I was ten years old when Japan was defeated. The following year, the new Constitution was proclaimed. For years afterward, I kept asking myself whether the pacifism written into our Constitution, which included the renunciation of the use of force, and, later, the Three Non-Nuclear Principles (don’t possess, manufacture, or introduce into Japanese territory nuclear weapons) were an accurate representation of the fundamental ideals of postwar Japan. As it happens, Japan has progressively reconstituted its military force, and secret accords made in the nineteen-sixties allowed the United States to introduce nuclear weapons into the archipelago, thereby rendering those three official principles meaningless. The ideals of postwar humanity, however, have not been entirely forgotten. The dead, watching over us, oblige us to respect those ideals, and their memory prevents us from minimizing the pernicious nature of nuclear weaponry in the name of political realism. We are opposed. Therein lies the ambiguity of contemporary Japan: it is a pacifist nation sheltering under the American nuclear umbrella.

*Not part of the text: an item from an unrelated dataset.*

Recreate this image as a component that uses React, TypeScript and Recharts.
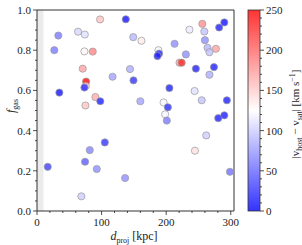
import { ScatterChart, Scatter, XAxis, YAxis, ReferenceArea } from "recharts";

// projected distance [kpc]
const dProj = [
  97.7, 137.5, 33, 63.6, 74, 149, 26.8, 73.4, 86.3, 70.8, 144, 117, 149.4, 76, 75.5, 73.4,
  34.6, 90.4, 98, 75, 160, 256, 290, 282, 236, 259, 161.7, 260, 213, 264, 277, 267, 188,
  189, 186.5, 230.5, 220.6, 224, 246, 274, 267, 205, 244, 294, 255, 196, 202.6, 198.4, 201,
  280.6, 290, 262, 244.5, 298.7, 105, 81.7, 16.6, 74.4, 92.5, 136.4, 68.7,
];
// gas fraction
const fGas = [
  0.953, 0.954, 0.873, 0.892, 0.878, 0.865, 0.8, 0.794, 0.793, 0.708, 0.706, 0.668, 0.65,
  0.644, 0.622, 0.614, 0.589, 0.567, 0.546, 0.525, 0.546, 0.931, 0.938, 0.913, 0.902, 0.893,
  0.847, 0.85, 0.832, 0.812, 0.807, 0.79, 0.8, 0.783, 0.771, 0.779, 0.738, 0.738, 0.708,
  0.716, 0.678, 0.612, 0.597, 0.551, 0.551, 0.54, 0.516, 0.481, 0.45, 0.462, 0.476, 0.376,
  0.3, 0.195, 0.341, 0.303, 0.22, 0.245, 0.209, 0.164, 0.073,
];
// |v_host - v_sat| [km/s]
const dVel = [
  155, 10, 60, 105, 110, 90, 60, 130, 185, 170, 85, 80, 25, 245, 145, 20, 10, 165, 15, 155,
  80, 180, 10, 15, 115, 95, 135, 70, 70, 90, 170, 95, 120, 20, 15, 70, 170, 230, 15, 15, 85,
  15, 110, 15, 95, 120, 20, 120, 60, 15, 15, 100, 140, 55, 25, 65, 30, 45, 70, 70, 100,
];

const xTicks = [0, 20, 40, 60, 80, 100, 120, 140, 160, 180, 200, 220, 240, 260, 280, 300];
const xMajor = [0, 100, 200, 300];
const yTicks = [
  0, 0.05, 0.1, 0.15, 0.2, 0.25, 0.3, 0.35, 0.4, 0.45, 0.5, 0.55, 0.6, 0.65, 0.7, 0.75, 0.8,
  0.85, 0.9, 0.95, 1.0,
];
const yMajor = [0, 0.2, 0.4, 0.6, 0.8, 1.0];
const cbTicks = [
  0, 10, 20, 30, 40, 50, 60, 70, 80, 90, 100, 110, 120, 130, 140, 150, 160, 170, 180, 190,
  200, 210, 220, 230, 240, 250,
];
const cbMajor = [0, 50, 100, 150, 200, 250];
const vMax = 250;

const data = dProj.map((d, i) => ({ d, f: fGas[i], v: dVel[i] }));

const FONT = "'Liberation Serif', 'DejaVu Serif', serif";
const INK = "#222";

// matplotlib "bwr"
function bwr(v: number) {
  const t = Math.max(0, Math.min(1, v / vMax));
  if (t < 0.5) {
    const c = Math.round(255 * (t / 0.5));
    return `rgb(${c},${c},255)`;
  }
  const c = Math.round(255 * ((1 - t) / 0.5));
  return `rgb(255,${c},${c})`;
}

const isIn = (list: number[], v: number) => list.some((m) => Math.abs(m - v) < 1e-6);

const XTick = (props: any) => {
  const { x, y, payload } = props;
  const major = isIn(xMajor, payload.value);
  return (
    <g>
      <line x1={x} x2={x} y1={y} y2={y + (major ? 4 : 2)} stroke={INK} strokeWidth={0.8} />
      {major && (
        <text x={x} y={y + 15} textAnchor="middle" fontSize={11} fontFamily={FONT} fill={INK}>
          {payload.value}
        </text>
      )}
    </g>
  );
};

const YTick = (props: any) => {
  const { x, y, payload } = props;
  const major = isIn(yMajor, payload.value);
  return (
    <g>
      <line x1={x} x2={x - (major ? 4 : 2)} y1={y} y2={y} stroke={INK} strokeWidth={0.8} />
      {major && (
        <text x={x - 6} y={y + 4} textAnchor="end" fontSize={11} fontFamily={FONT} fill={INK}>
          {payload.value.toFixed(1)}
        </text>
      )}
    </g>
  );
};

const Dot = (props: any) => {
  const { cx, cy, payload } = props;
  if (cx == null || cy == null) return null;
  return (
    <circle
      cx={cx}
      cy={cy}
      r={3.6}
      fill={bwr(payload.v)}
      fillOpacity={0.8}
      stroke="#999"
      strokeWidth={0.7}
    />
  );
};

// colorbar geometry
const cbX = 248;
const cbW = 12;
const cbTop = 10;
const cbBottom = 211;
const cbY = (v: number) => cbBottom - (v / vMax) * (cbBottom - cbTop);

export default function App() {
  return (
    <div style={{ position: "absolute", left: 0, top: 0, width: 302, height: 245 }}>
      <ScatterChart
        width={302}
        height={245}
        margin={{ top: 10, right: 68, bottom: 0, left: 0 }}
      >
        <XAxis
          type="number"
          dataKey="d"
          domain={[0, 305]}
          ticks={xTicks}
          interval={0}
          tickSize={0}
          tickMargin={0}
          height={34}
          tick={<XTick />}
          axisLine={false}
          tickLine={false}
        />
        <YAxis
          type="number"
          dataKey="f"
          domain={[0, 1]}
          ticks={yTicks}
          interval={0}
          tickSize={0}
          tickMargin={0}
          width={37}
          tick={<YTick />}
          axisLine={false}
          tickLine={false}
        />
        <ReferenceArea x1={0} x2={10} y1={0} y2={1} fill="#ebebeb" fillOpacity={1} stroke="none" />
        <Scatter data={data} shape={<Dot />} isAnimationActive={false} />
        <ReferenceArea
          x1={0}
          x2={305}
          y1={0}
          y2={1}
          fill="none"
          fillOpacity={0}
          stroke="#333"
          strokeWidth={1}
        />
      </ScatterChart>
      <svg
        width={302}
        height={245}
        style={{ position: "absolute", left: 0, top: 0, pointerEvents: "none" }}
        fontFamily={FONT}
      >
        <defs>
          <linearGradient id="bwr" x1="0" y1="1" x2="0" y2="0">
            <stop offset="0" stopColor="rgb(0,0,255)" />
            <stop offset="0.5" stopColor="rgb(255,255,255)" />
            <stop offset="1" stopColor="rgb(255,0,0)" />
          </linearGradient>
        </defs>
        <rect
          x={cbX}
          y={cbTop}
          width={cbW}
          height={cbBottom - cbTop}
          fill="url(#bwr)"
          fillOpacity={0.8}
          stroke="#333"
          strokeWidth={0.8}
        />
        {cbTicks.map((v) => {
          const major = isIn(cbMajor, v);
          const y = cbY(v);
          return (
            <g key={v}>
              <line
                x1={cbX + cbW}
                x2={cbX + cbW + (major ? 4 : 2)}
                y1={y}
                y2={y}
                stroke={INK}
                strokeWidth={0.8}
              />
              {major && (
                <text x={cbX + cbW + 6} y={y + 4} fontSize={11} fill={INK}>
                  {v}
                </text>
              )}
            </g>
          );
        })}
        <text transform="translate(15,106) rotate(-90)" textAnchor="middle" fontSize={12} fill={INK}>
          <tspan fontStyle="italic">f</tspan>
          <tspan fontSize={8} dy={3}>gas</tspan>
        </text>
        <text x={134} y={240} textAnchor="middle" fontSize={12} fill={INK}>
          <tspan fontStyle="italic">d</tspan>
          <tspan fontSize={8} dy={3}>proj</tspan>
          <tspan dy={-3}> [kpc]</tspan>
        </text>
        <text transform="translate(299,114) rotate(-90)" textAnchor="middle" fontSize={11} fill={INK}>
          |v<tspan fontSize={8} dy={2.5}>host</tspan>
          <tspan dy={-2.5}> − v</tspan>
          <tspan fontSize={8} dy={2.5}>sat</tspan>
          <tspan dy={-2.5}>| [km s</tspan>
          <tspan fontSize={8} dy={-4}>−1</tspan>
          <tspan dy={4}>]</tspan>
        </text>
      </svg>
    </div>
  );
}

One hopes that the accident at the Fukushima facility will allow the Japanese to reconnect with the victims of Hiroshima and Nagasaki, to recognize the danger of nuclear power, and to put an end to the illusion of the efficacy of deterrence that is advocated by nuclear powers.

When I was at an age that is commonly considered mature, I wrote a novel called “Teach Us to Outgrow Our Madness.” Now, in the final stage of life, I am writing a “last novel.” If I manage to outgrow this current madness, the book that I write will open with the last line of Dante’s Inferno: “And then we came out to see once more the stars.”